> _MATERIAL PROVIDED_
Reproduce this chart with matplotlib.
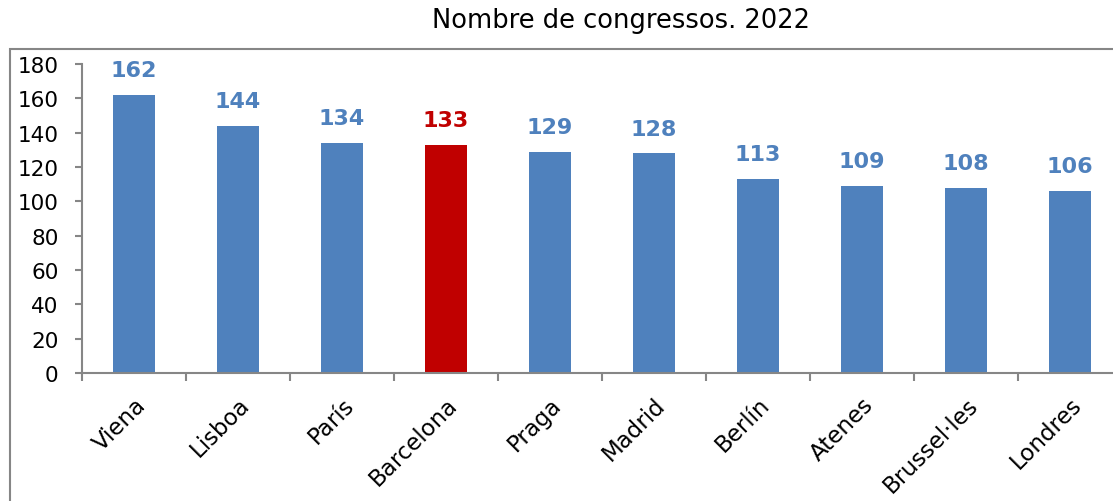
import matplotlib.pyplot as plt
from matplotlib.patches import Rectangle

cities = ['Viena', 'Lisboa', 'París', 'Barcelona', 'Praga', 'Madrid',
          'Berlín', 'Atenes', 'Brussel·les', 'Londres']
congresses = [162, 144, 134, 133, 129, 128, 113, 109, 108, 106]
highlight = 'Barcelona'

blue = '#4F81BD'
red = '#C00000'
grey = '#868686'

fig = plt.figure(figsize=(11.13, 5.02), dpi=100)
# outer chart frame (cut off on the right and bottom)
fig.patches.append(Rectangle((10 / 1113, -0.1), 1.2, 0.1 + (1 - 50 / 502),
                             transform=fig.transFigure, fill=False,
                             edgecolor=grey, linewidth=1.5))

ax = fig.add_axes([82 / 1113, 1 - 374 / 502, 1040 / 1113, 309 / 502])

colors = [red if c == highlight else blue for c in cities]
x = range(len(cities))
ax.bar(x, congresses, width=0.4, color=colors)

for i, v in enumerate(congresses):
    ax.annotate(str(v), (i, v), xytext=(0, 13.5), textcoords='offset points',
                ha='center', va='baseline', fontsize=16, fontweight='bold',
                color=colors[i])

ax.set_xlim(-0.5, len(cities) - 0.5)
ax.set_ylim(0, 180)
ax.set_yticks(range(0, 181, 20))
ax.tick_params(axis='y', labelsize=15.5, color=grey, length=5, width=1.5, pad=12)

ax.set_xticks(x)
ax.set_xticklabels(cities, rotation=45, ha='right', rotation_mode='anchor',
                   fontsize=16.5)
ax.tick_params(axis='x', length=0, pad=14)
ax.set_xticks([i - 0.5 for i in x], minor=True)
ax.tick_params(axis='x', which='minor', length=6, width=1.5, color=grey)

for s in ['top', 'right']:
    ax.spines[s].set_visible(False)
for s in ['left', 'bottom']:
    ax.spines[s].set_color(grey)
    ax.spines[s].set_linewidth(1.5)

fig.text(621 / 1113, 1 - 28 / 502, 'Nombre de congressos. 2022',
         ha='center', va='baseline', fontsize=18.5)

fig.savefig('out.png', dpi=100)
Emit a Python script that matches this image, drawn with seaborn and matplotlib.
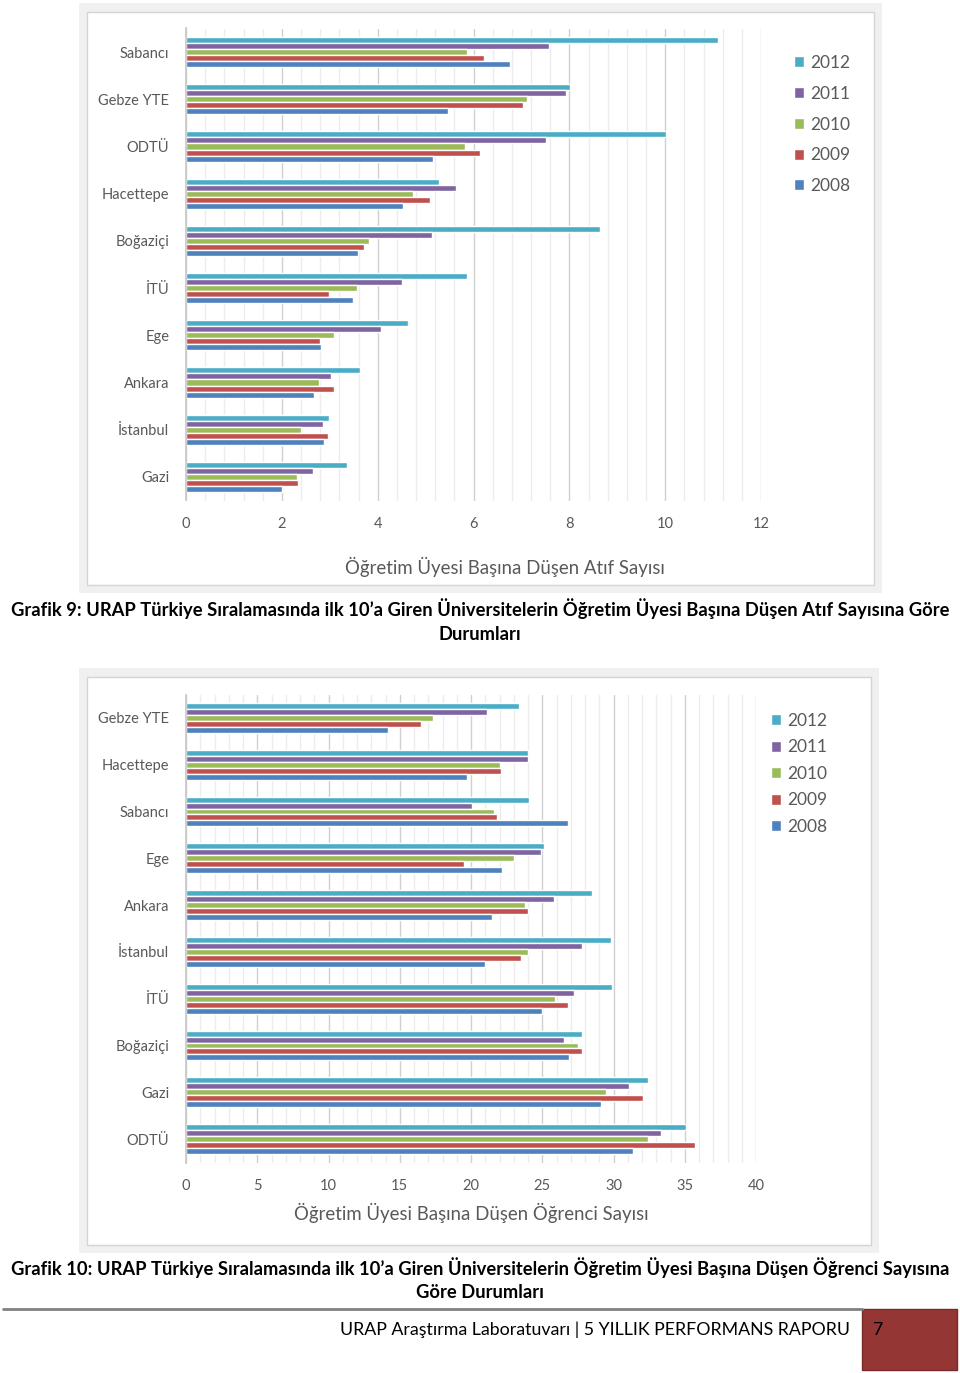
import matplotlib
matplotlib.use("Agg")
import matplotlib.pyplot as plt
import pandas as pd
import seaborn as sns
from matplotlib.patches import Rectangle
from matplotlib.ticker import MultipleLocator

W, H = 960, 1373

years = ["2012", "2011", "2010", "2009", "2008"]
year_colors = ["#4BACC6", "#8064A2", "#9BBB59", "#C0504D", "#4F81BD"]

# Grafik 9 - atıf sayısı
atif_unis = ["Sabancı", "Gebze YTE", "ODTÜ", "Hacettepe", "Boğaziçi",
             "İTÜ", "Ege", "Ankara", "İstanbul", "Gazi"]
atif_2012 = [11.10, 8.02, 10.01, 5.28, 8.64, 5.87, 4.63, 3.64, 2.99, 3.35]
atif_2011 = [7.57, 7.93, 7.52, 5.64, 5.14, 4.50, 4.07, 3.02, 2.85, 2.64]
atif_2010 = [5.87, 7.11, 5.82, 4.73, 3.81, 3.56, 3.08, 2.77, 2.39, 2.31]
atif_2009 = [6.22, 7.04, 6.13, 5.10, 3.71, 2.99, 2.80, 3.08, 2.96, 2.34]
atif_2008 = [6.76, 5.47, 5.16, 4.53, 3.59, 3.48, 2.82, 2.68, 2.87, 2.01]

# Grafik 10 - öğrenci sayısı
ogr_unis = ["Gebze YTE", "Hacettepe", "Sabancı", "Ege", "Ankara",
            "İstanbul", "İTÜ", "Boğaziçi", "Gazi", "ODTÜ"]
ogr_2012 = [23.4, 24.0, 24.1, 25.1, 28.5, 29.8, 29.9, 27.8, 32.4, 35.1]
ogr_2011 = [21.1, 24.0, 20.1, 24.9, 25.8, 27.8, 27.2, 26.5, 31.1, 33.3]
ogr_2010 = [17.3, 22.0, 21.6, 23.0, 23.8, 24.0, 25.9, 27.5, 29.5, 32.4]
ogr_2009 = [16.5, 22.1, 21.8, 19.5, 24.0, 23.5, 26.8, 27.8, 32.1, 35.7]
ogr_2008 = [14.2, 19.7, 26.8, 22.2, 21.5, 21.0, 25.0, 26.9, 29.1, 31.4]

GRAY = "#595959"


def long_frame(unis, series):
    rows = []
    for year, vals in zip(years, series):
        for u, v in zip(unis, vals):
            rows.append({"uni": u, "year": year, "value": v})
    return pd.DataFrame(rows)


def rect(x0, y0, x1, y1):
    # pixel box (top-left origin) -> figure coords
    return [x0 / W, 1 - y1 / H, (x1 - x0) / W, (y1 - y0) / H]


def frame(fig, outer, inner):
    x0, y0, x1, y1 = outer
    fig.patches.append(Rectangle((x0 / W, 1 - y1 / H), (x1 - x0) / W, (y1 - y0) / H,
                                 transform=fig.transFigure, facecolor="#f0f0f0",
                                 edgecolor="none", zorder=-2))
    x0, y0, x1, y1 = inner
    fig.patches.append(Rectangle((x0 / W, 1 - y1 / H), (x1 - x0) / W, (y1 - y0) / H,
                                 transform=fig.transFigure, facecolor="white",
                                 edgecolor="#d4d4d4", lw=1, zorder=-1))


def bar_chart(fig, box, df, unis, xmax, major, minor, title, title_xy,
              leg_xy, leg_space):
    ax = fig.add_axes(rect(*box))
    sns.barplot(data=df, x="value", y="uni", hue="year", order=unis,
                hue_order=years, palette=year_colors, orient="h",
                width=0.64, gap=0, saturation=1, ax=ax, errorbar=None)
    ax.set_xlim(0, xmax)
    ax.set_facecolor("none")
    ax.xaxis.set_major_locator(MultipleLocator(major))
    ax.xaxis.set_minor_locator(MultipleLocator(minor))
    ax.grid(axis="x", which="major", color="#d0d0d0", lw=1)
    ax.grid(axis="x", which="minor", color="#ececec", lw=1)
    ax.set_axisbelow(True)
    for s in ["top", "right", "bottom"]:
        ax.spines[s].set_visible(False)
    ax.spines["left"].set_color("#c8c8c8")
    ax.tick_params(axis="x", which="both", length=4, color="#e0e0e0",
                   labelsize=10.5, labelcolor=GRAY, pad=8)
    ax.tick_params(axis="y", length=0, labelsize=10.5, labelcolor=GRAY, pad=12)
    ax.set_xlabel("")
    ax.set_ylabel("")
    handles, labels = ax.get_legend_handles_labels()
    ax.legend_.remove()
    fig.legend(handles, labels, loc="upper left",
               bbox_to_anchor=(leg_xy[0] / W, 1 - leg_xy[1] / H),
               frameon=False, fontsize=12.5, labelcolor=GRAY,
               handlelength=0.6, handleheight=0.6, handletextpad=0.35,
               labelspacing=leg_space, borderpad=0, borderaxespad=0)
    fig.text(title_xy[0] / W, 1 - title_xy[1] / H, title, ha="center",
             va="center", fontsize=13.4, color=GRAY)
    return ax


sns.set_theme(style="white")
plt.rcParams["font.family"] = ["Lato", "DejaVu Sans"]

fig = plt.figure(figsize=(W / 100, H / 100), dpi=100)

# Grafik 9
frame(fig, (79, 3, 882, 593), (87, 12, 874, 585))
atif_df = long_frame(atif_unis, [atif_2012, atif_2011, atif_2010, atif_2009, atif_2008])
bar_chart(fig, (186, 28.5, 761, 500.5), atif_df, atif_unis, 12, 2, 0.4,
          "Öğretim Üyesi Başına Düşen Atıf Sayısı", (505, 567),
          (794, 55), 0.85)

CAP = 13.2
fig.text(480 / W, 1 - 609 / H,
         "Grafik 9: URAP Türkiye Sıralamasında ilk 10’a Giren Üniversitelerin Öğretim Üyesi Başına Düşen Atıf Sayısına Göre",
         ha="center", va="center", fontsize=CAP, fontweight="bold", color="black")
fig.text(480 / W, 1 - 634 / H, "Durumları", ha="center", va="center",
         fontsize=CAP, fontweight="bold", color="black")

# Grafik 10
frame(fig, (79, 668, 879, 1253), (87, 677, 871, 1245))
ogr_df = long_frame(ogr_unis, [ogr_2012, ogr_2011, ogr_2010, ogr_2009, ogr_2008])
bar_chart(fig, (186, 694.5, 756, 1162.5), ogr_df, ogr_unis, 40, 5, 1,
          "Öğretim Üyesi Başına Düşen Öğrenci Sayısı", (471, 1213),
          (771, 713), 0.6)

fig.text(480 / W, 1 - 1268 / H,
         "Grafik 10: URAP Türkiye Sıralamasında ilk 10’a Giren Üniversitelerin Öğretim Üyesi Başına Düşen Öğrenci Sayısına",
         ha="center", va="center", fontsize=CAP, fontweight="bold", color="black")
fig.text(480 / W, 1 - 1293 / H, "Göre Durumları", ha="center", va="center",
         fontsize=CAP, fontweight="bold", color="black")

# sayfa altlığı
fig.add_artist(plt.Line2D([3 / W, 862 / W], [1 - 1309 / H, 1 - 1309 / H],
                          transform=fig.transFigure, color="#808080", lw=2))
fig.patches.append(Rectangle((862 / W, 1 - 1370 / H), 95 / W, 61 / H,
                             transform=fig.transFigure, facecolor="#943634",
                             edgecolor="#7a2a28", lw=1))
fig.text(850 / W, 1 - 1330 / H,
         "URAP Araştırma Laboratuvarı | 5 YILLIK PERFORMANS RAPORU",
         ha="right", va="center", fontsize=12.8, color="black")
fig.text(873 / W, 1 - 1330 / H, "7", ha="left", va="center",
         fontsize=12.8, color="black")

fig.savefig("out.png", dpi=100)
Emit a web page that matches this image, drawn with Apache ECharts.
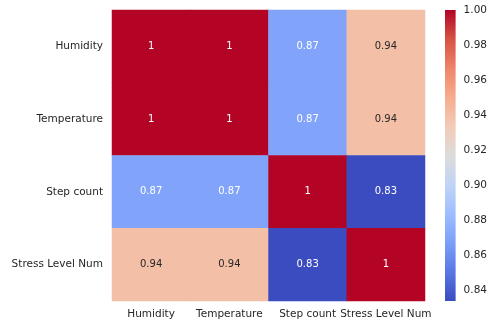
<!DOCTYPE html>
<html><head><meta charset="utf-8">
<script src="https://cdn.jsdelivr.net/npm/echarts@6/dist/echarts.min.js"></script>
<style>html,body{margin:0;padding:0;background:#fff}#c{width:490px;height:324px}</style>
</head><body><div id="c"></div>
<script>
const labels = ['Humidity', 'Temperature', 'Step count', 'Stress Level Num'];
const matrix = [
  [1.0, 1.0, 0.87, 0.94],
  [1.0, 1.0, 0.87, 0.94],
  [0.87, 0.87, 1.0, 0.834],
  [0.94, 0.94, 0.834, 1.0]
];
const colorbarTicks = [0.84, 0.86, 0.88, 0.90, 0.92, 0.94, 0.96, 0.98, 1.00];
const coolwarm = ['#3b4cc0','#5977e3','#7b9ff9','#9ebeff','#c0d4f5','#dddcdc','#f2cbb7','#f7ac8e','#ee8468','#d65244','#b40426'];

let vmin = Infinity, vmax = -Infinity;
matrix.forEach(r => r.forEach(v => { vmin = Math.min(vmin, v); vmax = Math.max(vmax, v); }));

function hex(h){return [1,3,5].map(i=>parseInt(h.substr(i,2),16));}
function cmap(v){
  let t = (v - vmin) / (vmax - vmin); t = Math.max(0, Math.min(1, t));
  const p = t * (coolwarm.length - 1), i = Math.min(Math.floor(p), coolwarm.length - 2), f = p - i;
  const a = hex(coolwarm[i]), b = hex(coolwarm[i+1]);
  return a.map((x,k)=>x + (b[k]-x)*f);
}
function lum(rgb){
  const c = rgb.map(x=>{x/=255; return x<=0.03928? x/12.92 : Math.pow((x+0.055)/1.055,2.4);});
  return 0.2126*c[0]+0.7152*c[1]+0.0722*c[2];
}
function fmt(v){ return String(Number(v.toPrecision(2))); }

const data = [];
matrix.forEach((row, i) => row.forEach((v, j) => {
  data.push({value: [j, i, v], label: {color: lum(cmap(v)) > 0.408 ? '#262626' : '#ffffff'}});
}));

const font = 'DejaVu Sans';
const chart = echarts.init(document.getElementById('c'), null, {renderer: 'canvas'});
chart.setOption({
  animation: false,
  grid: [
    {left: 112, top: 10, width: 313, height: 291},
    {left: 445, top: 10, width: 13, height: 291}
  ],
  xAxis: [
    {type: 'category', data: labels, gridIndex: 0,
     axisLine: {show: false},
     axisTick: {alignWithLabel: true, length: 4, lineStyle: {color: '#333'}},
     axisLabel: {interval: 0, margin: 8, fontFamily: font, fontSize: 10.5, color: '#262626'},
     splitArea: {show: false}},
    {type: 'value', gridIndex: 1, show: false, min: 0, max: 1}
  ],
  yAxis: [
    {type: 'category', data: labels, inverse: true, gridIndex: 0,
     axisLine: {show: false},
     axisTick: {alignWithLabel: true, length: 4, lineStyle: {color: '#333'}},
     axisLabel: {interval: 0, margin: 9, fontFamily: font, fontSize: 10.5, color: '#262626'}},
    {type: 'value', gridIndex: 1, position: 'right', min: vmin, max: vmax,
     splitLine: {show: false},
     axisLine: {show: false},
     axisTick: {show: true, length: 4, customValues: colorbarTicks, lineStyle: {color: '#333'}},
     axisLabel: {margin: 8, fontFamily: font, fontSize: 10.5, color: '#262626',
       customValues: colorbarTicks, formatter: v => v.toFixed(2)}}
  ],
  visualMap: {
    type: 'continuous', min: vmin, max: vmax, seriesIndex: 0, show: false,
    inRange: {color: coolwarm}
  },
  series: [{
    type: 'heatmap', xAxisIndex: 0, yAxisIndex: 0, data: data,
    label: {show: true, fontFamily: font, fontSize: 10, formatter: p => fmt(p.value[2])},
    itemStyle: {borderWidth: 0},
    emphasis: {disabled: true}
  }, {
    type: 'custom', xAxisIndex: 1, yAxisIndex: 1, silent: true,
    data: [[0, vmin, 1, vmax]],
    renderItem: function (params, api) {
      const p0 = api.coord([api.value(0), api.value(1)]);
      const p1 = api.coord([api.value(2), api.value(3)]);
      return {
        type: 'rect',
        shape: {x: p0[0], y: p1[1], width: p1[0] - p0[0], height: p0[1] - p1[1]},
        style: {
          fill: new echarts.graphic.LinearGradient(0, 1, 0, 0,
            coolwarm.map((c, k) => ({offset: k / (coolwarm.length - 1), color: c})))
        }
      };
    }
  }]
});
</script></body></html>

> _SET TASK_
Select every line where the word "script" occurs.

> _EXERCISE SOLUTION_
Emit a Python script that matches this image, drawn with seaborn and matplotlib.
<script src="https://cdn.jsdelivr.net/npm/echarts@6/dist/echarts.min.js"></script>
<script>
</script></body></html>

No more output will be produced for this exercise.